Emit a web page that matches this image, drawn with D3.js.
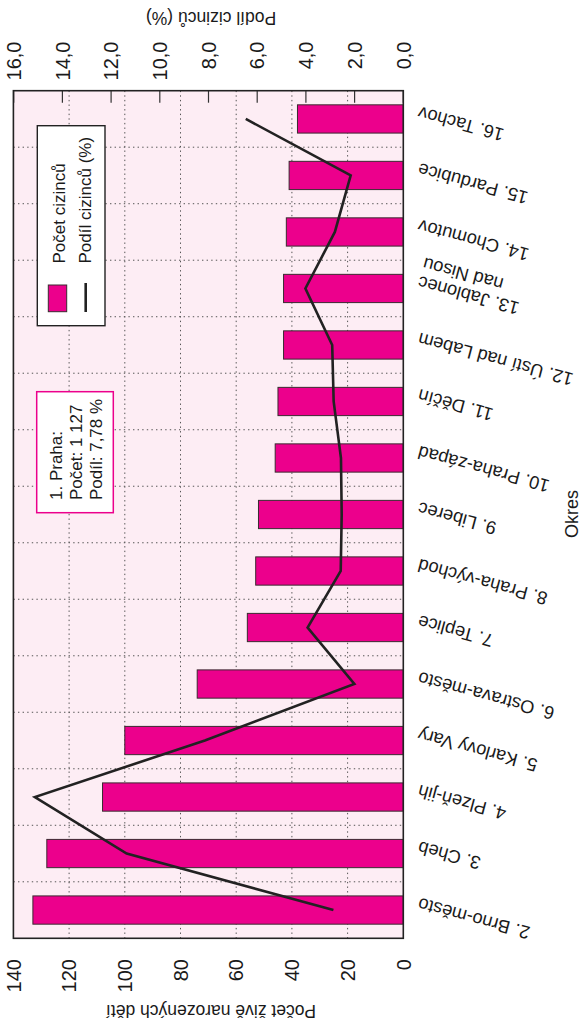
<!DOCTYPE html>
<html><head><meta charset="utf-8">
<script src="https://cdn.jsdelivr.net/npm/d3@7"></script>
<style>
body{margin:0;background:#fff}
text{font-family:"Liberation Sans",Arial,Helvetica,sans-serif;fill:#1a1a1a}
</style>
</head><body><svg id="c" width="582" height="1021"></svg>
<script>
const categories = ["2. Brno-město","3. Cheb","4. Plzeň-jih","5. Karlovy Vary","6. Ostrava-město","7. Teplice","8. Praha-východ","9. Liberec","10. Praha-západ","11. Děčín","12. Ústí nad Labem","13. Jablonec|nad Nisou","14. Chomutov","15. Pardubice","16. Tachov"];
const counts = [133,128,108,100,74,56,53,52,46,45,43,43,42,41,38];
const shares = [2.87,11.36,15.13,8.15,2.01,3.93,2.57,2.53,2.56,2.86,2.92,4.02,2.81,2.16,6.47];
const countTicks = [0,20,40,60,80,100,120,140];
const shareTicks = [0,2,4,6,8,10,12,14,16];
const legendLabels = ["Počet cizinců","Podíl cizinců (%)"];
const noteLines = ["1. Praha:","Počet: 1 127","Podíl: 7,78 %"];

const L=13.4, R=403.3, T=90.7, B=938.3;
const svg = d3.select("#c");
const xC = d3.scaleLinear().domain([0,140]).range([R,L]);
const xS = d3.scaleLinear().domain([0,16]).range([R,L+0.3]);
const yBand = d3.scaleBand().domain(categories).range([B,T]).paddingInner(0).paddingOuter(0);
const yBar = d3.scaleBand().domain(categories).range([B,T]).paddingInner(0.5).paddingOuter(0.25);
const fmt = v => d3.format(".1f")(v).replace(".",",");

svg.append("rect").attr("x",L).attr("y",T).attr("width",R-L).attr("height",B-T).attr("fill","#fdedf4");

// grid
const grid = svg.append("g").attr("stroke","#555").attr("stroke-width",1).attr("stroke-dasharray","1.4,3.2");
grid.selectAll("line.v").data(countTicks.slice(1,-1)).enter().append("line")
  .attr("x1",d=>xC(d)).attr("x2",d=>xC(d)).attr("y1",T).attr("y2",B);
grid.selectAll("line.h").data(categories.slice(1)).enter().append("line")
  .attr("x1",L).attr("x2",R).attr("y1",d=>yBand(d)+yBand.bandwidth()).attr("y2",d=>yBand(d)+yBand.bandwidth());

// top ticks (share axis)
svg.append("g").selectAll("line").data(shareTicks).enter().append("line")
  .attr("x1",d=>xS(d)).attr("x2",d=>xS(d)).attr("y1",T).attr("y2",T+12)
  .attr("stroke","#333").attr("stroke-width",1.2);

// bars
svg.append("g").selectAll("rect").data(categories).enter().append("rect")
  .attr("x",(d,i)=>xC(counts[i])).attr("width",(d,i)=>xC(0)-xC(counts[i]))
  .attr("y",d=>yBar(d)).attr("height",yBar.bandwidth())
  .attr("fill","#ec008c").attr("stroke","#3a2a30").attr("stroke-width",1);

// line
const line = d3.line().x(d=>xS(d.v)).y(d=>yBand(d.c)+yBand.bandwidth()/2);
svg.append("path").datum(categories.map((c,i)=>({c,v:shares[i]})))
  .attr("d",line).attr("fill","none").attr("stroke","#222").attr("stroke-width",2.6).attr("stroke-linejoin","miter");

// border
svg.append("rect").attr("x",L).attr("y",T).attr("width",R-L).attr("height",B-T)
  .attr("fill","none").attr("stroke","#222").attr("stroke-width",1.6);

// bottom tick labels (count)
svg.append("g").selectAll("text").data(countTicks).enter().append("text")
  .attr("transform",d=>`translate(${xC(d)},959) rotate(-90)`)
  .attr("text-anchor","end").attr("dy","0.36em").attr("font-size",20).text(d=>d);
// top tick labels (share)
svg.append("g").selectAll("text").data(shareTicks).enter().append("text")
  .attr("transform",d=>`translate(${xS(d)},41.5) rotate(-90)`)
  .attr("text-anchor","end").attr("dy","0.36em").attr("font-size",20).text(d=>fmt(d));

// axis titles (upside down)
svg.append("text").attr("transform",`translate(211,12) rotate(180)`).attr("text-anchor","middle")
  .attr("font-size",17.5).text("Podíl cizinců (%)");
svg.append("text").attr("transform",`translate(211,1005) rotate(180)`).attr("text-anchor","middle")
  .attr("font-size",17.5).text("Počet živě narozených dětí");
svg.append("text").attr("transform",`translate(578,514) rotate(-90)`).attr("text-anchor","middle")
  .attr("font-size",18).text("Okres");

// category labels
const cl = svg.append("g").selectAll("text").data(categories).enter().append("text")
  .attr("transform",d=>`translate(420,${yBand(d)+yBand.bandwidth()/2-12.5}) rotate(-165)`)
  .attr("text-anchor","end").attr("font-size",18.3);
cl.each(function(d){
  const parts=d.split("|");
  const t=d3.select(this);
  parts.forEach((p,k)=>t.append("tspan").attr("x",0).attr("dy",k?"1.05em":0).text(p));
});

// legend
const lg = svg.append("g");
lg.append("rect").attr("x",37.3).attr("y",125.7).attr("width",67.7).attr("height",200)
  .attr("fill","#fff").attr("stroke","#222").attr("stroke-width",1.4);
lg.append("rect").attr("x",48.3).attr("y",285).attr("width",18.4).attr("height",26.7)
  .attr("fill","#ec008c").attr("stroke","#3a2a30").attr("stroke-width",1);
lg.append("line").attr("x1",85.7).attr("x2",85.7).attr("y1",283).attr("y2",312)
  .attr("stroke","#222").attr("stroke-width",2.6);
lg.selectAll("text").data(legendLabels).enter().append("text")
  .attr("transform",(d,i)=>`translate(${65+i*26},263.5) rotate(-90)`)
  .attr("font-size",17).text(d=>d);

// annotation
const an = svg.append("g");
an.append("rect").attr("x",36.7).attr("y",391.7).attr("width",76.6).attr("height",121)
  .attr("fill","#fff").attr("stroke","#ec008c").attr("stroke-width",1.5);
an.selectAll("text").data(noteLines).enter().append("text")
  .attr("transform",(d,i)=>`translate(${62+i*20},500) rotate(-90)`)
  .attr("font-size",17).text(d=>d);
</script></body></html>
***
### Directions for this task
Print the complete listing exactly as it stands, without its pictures.

### Task output
Emit a web page that matches this image, drawn with D3.js.
<!DOCTYPE html>
<html><head><meta charset="utf-8">
<script src="https://cdn.jsdelivr.net/npm/d3@7"></script>
<style>
body{margin:0;background:#fff}
text{font-family:"Liberation Sans",Arial,Helvetica,sans-serif;fill:#1a1a1a}
</style>
</head><body><svg id="c" width="582" height="1021"></svg>
<script>
const categories = ["2. Brno-město","3. Cheb","4. Plzeň-jih","5. Karlovy Vary","6. Ostrava-město","7. Teplice","8. Praha-východ","9. Liberec","10. Praha-západ","11. Děčín","12. Ústí nad Labem","13. Jablonec|nad Nisou","14. Chomutov","15. Pardubice","16. Tachov"];
const counts = [133,128,108,100,74,56,53,52,46,45,43,43,42,41,38];
const shares = [2.87,11.36,15.13,8.15,2.01,3.93,2.57,2.53,2.56,2.86,2.92,4.02,2.81,2.16,6.47];
const countTicks = [0,20,40,60,80,100,120,140];
const shareTicks = [0,2,4,6,8,10,12,14,16];
const legendLabels = ["Počet cizinců","Podíl cizinců (%)"];
const noteLines = ["1. Praha:","Počet: 1 127","Podíl: 7,78 %"];

const L=13.4, R=403.3, T=90.7, B=938.3;
const svg = d3.select("#c");
const xC = d3.scaleLinear().domain([0,140]).range([R,L]);
const xS = d3.scaleLinear().domain([0,16]).range([R,L+0.3]);
const yBand = d3.scaleBand().domain(categories).range([B,T]).paddingInner(0).paddingOuter(0);
const yBar = d3.scaleBand().domain(categories).range([B,T]).paddingInner(0.5).paddingOuter(0.25);
const fmt = v => d3.format(".1f")(v).replace(".",",");

svg.append("rect").attr("x",L).attr("y",T).attr("width",R-L).attr("height",B-T).attr("fill","#fdedf4");

// grid
const grid = svg.append("g").attr("stroke","#555").attr("stroke-width",1).attr("stroke-dasharray","1.4,3.2");
grid.selectAll("line.v").data(countTicks.slice(1,-1)).enter().append("line")
  .attr("x1",d=>xC(d)).attr("x2",d=>xC(d)).attr("y1",T).attr("y2",B);
grid.selectAll("line.h").data(categories.slice(1)).enter().append("line")
  .attr("x1",L).attr("x2",R).attr("y1",d=>yBand(d)+yBand.bandwidth()).attr("y2",d=>yBand(d)+yBand.bandwidth());

// top ticks (share axis)
svg.append("g").selectAll("line").data(shareTicks).enter().append("line")
  .attr("x1",d=>xS(d)).attr("x2",d=>xS(d)).attr("y1",T).attr("y2",T+12)
  .attr("stroke","#333").attr("stroke-width",1.2);

// bars
svg.append("g").selectAll("rect").data(categories).enter().append("rect")
  .attr("x",(d,i)=>xC(counts[i])).attr("width",(d,i)=>xC(0)-xC(counts[i]))
  .attr("y",d=>yBar(d)).attr("height",yBar.bandwidth())
  .attr("fill","#ec008c").attr("stroke","#3a2a30").attr("stroke-width",1);

// line
const line = d3.line().x(d=>xS(d.v)).y(d=>yBand(d.c)+yBand.bandwidth()/2);
svg.append("path").datum(categories.map((c,i)=>({c,v:shares[i]})))
  .attr("d",line).attr("fill","none").attr("stroke","#222").attr("stroke-width",2.6).attr("stroke-linejoin","miter");

// border
svg.append("rect").attr("x",L).attr("y",T).attr("width",R-L).attr("height",B-T)
  .attr("fill","none").attr("stroke","#222").attr("stroke-width",1.6);

// bottom tick labels (count)
svg.append("g").selectAll("text").data(countTicks).enter().append("text")
  .attr("transform",d=>`translate(${xC(d)},959) rotate(-90)`)
  .attr("text-anchor","end").attr("dy","0.36em").attr("font-size",20).text(d=>d);
// top tick labels (share)
svg.append("g").selectAll("text").data(shareTicks).enter().append("text")
  .attr("transform",d=>`translate(${xS(d)},41.5) rotate(-90)`)
  .attr("text-anchor","end").attr("dy","0.36em").attr("font-size",20).text(d=>fmt(d));

// axis titles (upside down)
svg.append("text").attr("transform",`translate(211,12) rotate(180)`).attr("text-anchor","middle")
  .attr("font-size",17.5).text("Podíl cizinců (%)");
svg.append("text").attr("transform",`translate(211,1005) rotate(180)`).attr("text-anchor","middle")
  .attr("font-size",17.5).text("Počet živě narozených dětí");
svg.append("text").attr("transform",`translate(578,514) rotate(-90)`).attr("text-anchor","middle")
  .attr("font-size",18).text("Okres");

// category labels
const cl = svg.append("g").selectAll("text").data(categories).enter().append("text")
  .attr("transform",d=>`translate(420,${yBand(d)+yBand.bandwidth()/2-12.5}) rotate(-165)`)
  .attr("text-anchor","end").attr("font-size",18.3);
cl.each(function(d){
  const parts=d.split("|");
  const t=d3.select(this);
  parts.forEach((p,k)=>t.append("tspan").attr("x",0).attr("dy",k?"1.05em":0).text(p));
});

// legend
const lg = svg.append("g");
lg.append("rect").attr("x",37.3).attr("y",125.7).attr("width",67.7).attr("height",200)
  .attr("fill","#fff").attr("stroke","#222").attr("stroke-width",1.4);
lg.append("rect").attr("x",48.3).attr("y",285).attr("width",18.4).attr("height",26.7)
  .attr("fill","#ec008c").attr("stroke","#3a2a30").attr("stroke-width",1);
lg.append("line").attr("x1",85.7).attr("x2",85.7).attr("y1",283).attr("y2",312)
  .attr("stroke","#222").attr("stroke-width",2.6);
lg.selectAll("text").data(legendLabels).enter().append("text")
  .attr("transform",(d,i)=>`translate(${65+i*26},263.5) rotate(-90)`)
  .attr("font-size",17).text(d=>d);

// annotation
const an = svg.append("g");
an.append("rect").attr("x",36.7).attr("y",391.7).attr("width",76.6).attr("height",121)
  .attr("fill","#fff").attr("stroke","#ec008c").attr("stroke-width",1.5);
an.selectAll("text").data(noteLines).enter().append("text")
  .attr("transform",(d,i)=>`translate(${62+i*20},500) rotate(-90)`)
  .attr("font-size",17).text(d=>d);
</script></body></html>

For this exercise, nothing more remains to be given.